I funzionari pubblici controllano i servizi funebri dello Xinjiang e vietano agli islamici di celebrare i defunti secondo la propria fede e le proprie usanze
Per controllare sempre di più le pratiche religiose dei fedeli, adesso il PCC interferisce anche con il modo in cui i credenti svolgono i funerali nella Regione autonoma uigura dello Xinjiang.
Prendiamo, per esempio, il funerale di un anziano signore di etnia hui, Ma Ming, celebrato il 25 luglio. Nel borgo di Hongxing, nella giurisdizione della città di Wusu, accanto alla processione funebre si è svolto anche un corteo di auto delle forze speciali e della polizia. Il governo, però, teneva sotto controllo il funerale per un motivo ben preciso: il figlio e il nipote di Ma Ming, ai primi di marzo, erano stati sorpresi dalla polizia mentre fotografavano una moschea che stava per essere demolita. Come se arrestarli non fosse stato abbastanza, la polizia non ha permesso loro di organizzare il funerale seguendo le usanze hui, che prescrivono che prima della sepoltura un imam reciti il Corano per il defunto, il quale deve essere lavato con acqua pura e poi avvolto in un semplice telo bianco.
Le autorità hanno impedito la recita del Corano e hanno permesso che sul corpo di Ma fossero messi soltanto degli scialli semplici, per poi esigere che la bara venisse posta su un veicolo della polizia invece che su un carro funebre.
Il primo giorno del funerale, quattro o cinque veicoli delle forze speciali erano parcheggiati fuori dalla casa del defunto dove alcuni agenti armati vi hanno condotto il figlio; al nipote non è stato nemmeno permesso di tornare a casa per dire addio dal nonno.
«Prima del suo arresto, il figlio di Ma Ming era alto e robusto; ora, dopo soli quattro mesi, è dimagrito, è tutto pelle e ossa», ha affermato un conoscente stretto della famiglia.
Nel corso di un altro funerale, svoltosi nel febbraio 2018, Ezimet, un uiguro membro del PCC della città di Kashgar, nello Xinjiang, è stato prelevato da sei o sette agenti di polizia armati solo per aver recitato il salah – una preghiera – secondo il rito musulmano durante la cerimonia di sepoltura di sua madre. È tuttora sotto custodia, in una località sconosciuta.
Anche la moglie e il figlio di Ezimet sono stati coinvolti, venendo costretti a studiare la politica del governo presso il comitato della comunità di quartiere.
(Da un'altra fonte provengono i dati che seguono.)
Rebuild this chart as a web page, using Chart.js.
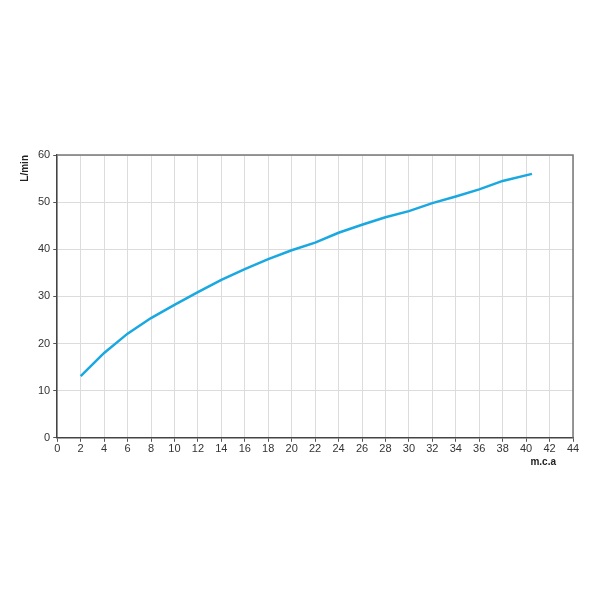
<!DOCTYPE html>
<html>
<head>
<meta charset="utf-8">
<script src="https://cdn.jsdelivr.net/npm/chart.js@4.4.0/dist/chart.umd.min.js"></script>
<style>
html,body{margin:0;padding:0;background:#fff;}
#wrap{width:600px;height:600px;position:relative;}
</style>
</head>
<body>
<div id="wrap"><canvas id="c" width="600" height="600"></canvas></div>
<script>
const pressure = [2, 4, 6, 8, 10, 12, 14, 16, 18, 20, 22, 24, 26, 28, 30, 32, 34, 36, 38, 40.5];
const flow = [13.1, 18.0, 22.1, 25.4, 28.2, 30.9, 33.5, 35.8, 37.9, 39.8, 41.4, 43.5, 45.2, 46.8, 48.1, 49.8, 51.2, 52.7, 54.5, 56.0];
const xTitle = 'm.c.a';
const yTitle = 'L/min';

const frame = {
  id: 'frame',
  afterDraw(chart) {
    const a = chart.chartArea, ctx = chart.ctx;
    ctx.save();
    ctx.strokeStyle = '#777';
    ctx.lineWidth = 1.5;
    ctx.beginPath();
    ctx.moveTo(a.left, a.top);
    ctx.lineTo(a.right, a.top);
    ctx.lineTo(a.right, a.bottom);
    ctx.stroke();
    // x axis title, right-aligned just inside the axis end
    ctx.fillStyle = '#222';
    ctx.font = 'bold 10px "Liberation Sans", Arial';
    ctx.textAlign = 'right';
    ctx.textBaseline = 'middle';
    ctx.fillText(xTitle, a.right - 17, a.bottom + 24);
    ctx.restore();
  }
};

new Chart(document.getElementById('c'), {
  type: 'line',
  data: {
    datasets: [{
      data: pressure.map((x, i) => ({x: x, y: flow[i]})),
      borderColor: '#1aa8e0',
      borderWidth: 2.5,
      pointRadius: 0,
      tension: 0,
      fill: false
    }]
  },
  options: {
    responsive: false,
    animation: false,
    layout: {padding: {left: 15, right: 27, top: 155, bottom: 143}},
    plugins: {legend: {display: false}, tooltip: {enabled: false}},
    scales: {
      x: {
        type: 'linear', min: 0, max: 44,
        ticks: {stepSize: 2, color: '#333', font: {family: 'Liberation Sans, Arial', size: 11}, padding: 1, maxRotation: 0},
        grid: {color: '#dcdcdc', lineWidth: 1, tickLength: 4, tickColor: '#555'},
        border: {color: '#444', width: 1.5}
      },
      y: {
        min: 0, max: 60,
        ticks: {stepSize: 10, color: '#333', font: {family: 'Liberation Sans, Arial', size: 11}, padding: 3},
        grid: {color: '#dcdcdc', lineWidth: 1, tickLength: 4, tickColor: '#555'},
        border: {color: '#444', width: 1.5},
        title: {display: true, text: yTitle, align: 'end', color: '#222', font: {family: 'Liberation Sans, Arial', size: 10, weight: 'bold'}, padding: {bottom: 4}}
      }
    }
  },
  plugins: [frame]
});
</script>
</body>
</html>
«Credere è vietato e vi è solo consentito parlare bene del Partito Comunista, non certo male»: è con queste parole che la stazione di polizia locale e l’amministrazione della municipalità hanno messo in guardia la moglie e il figlio di Ezimet.
Nella città di Changji vive Aydana, un musulmano kazako la cui madre settantenne è mancata nel dicembre 2017; il suo funerale è stato attentamente controllato dagli impiegati della comunità.
Aydana non ha potuto farci nulla.
«Non abbiamo osato parlare, neppure per dire qualcosa di banale. La polizia poteva infatti benissimo cominciare ad arrestarci», ha detto Aydan. «Mio nipote è stato portato via dalla polizia non molto tempo fa. Tutto ciò che ci hanno detto è che la questione aveva a che fare con un telefono cellulare. Non ci hanno lasciato fare altre domande. Non ci hanno permesso di parlarne con nessuno e ancora non sappiamo dove lo tengano».
Alcuni musulmani che vivono nello Xinjiang affermano che le autorità stanno arrestando un gran numero di imam. Per questo, in alcune zone, per i musulmani è difficile trovare imam che recitino il Corano ai funerali; e anche quando riescono a trovarli, devono prestare grande attenzione che non li arrestino per averlo fatto. Una donna di etnia hui del sud dello Xinjiang ha detto a Bitter Winter che la sua famiglia ha dovuto chiamare segretamente un imam che andasse a casa loro, nel cuore della notte, per recitare il Corano per il suocero defunto.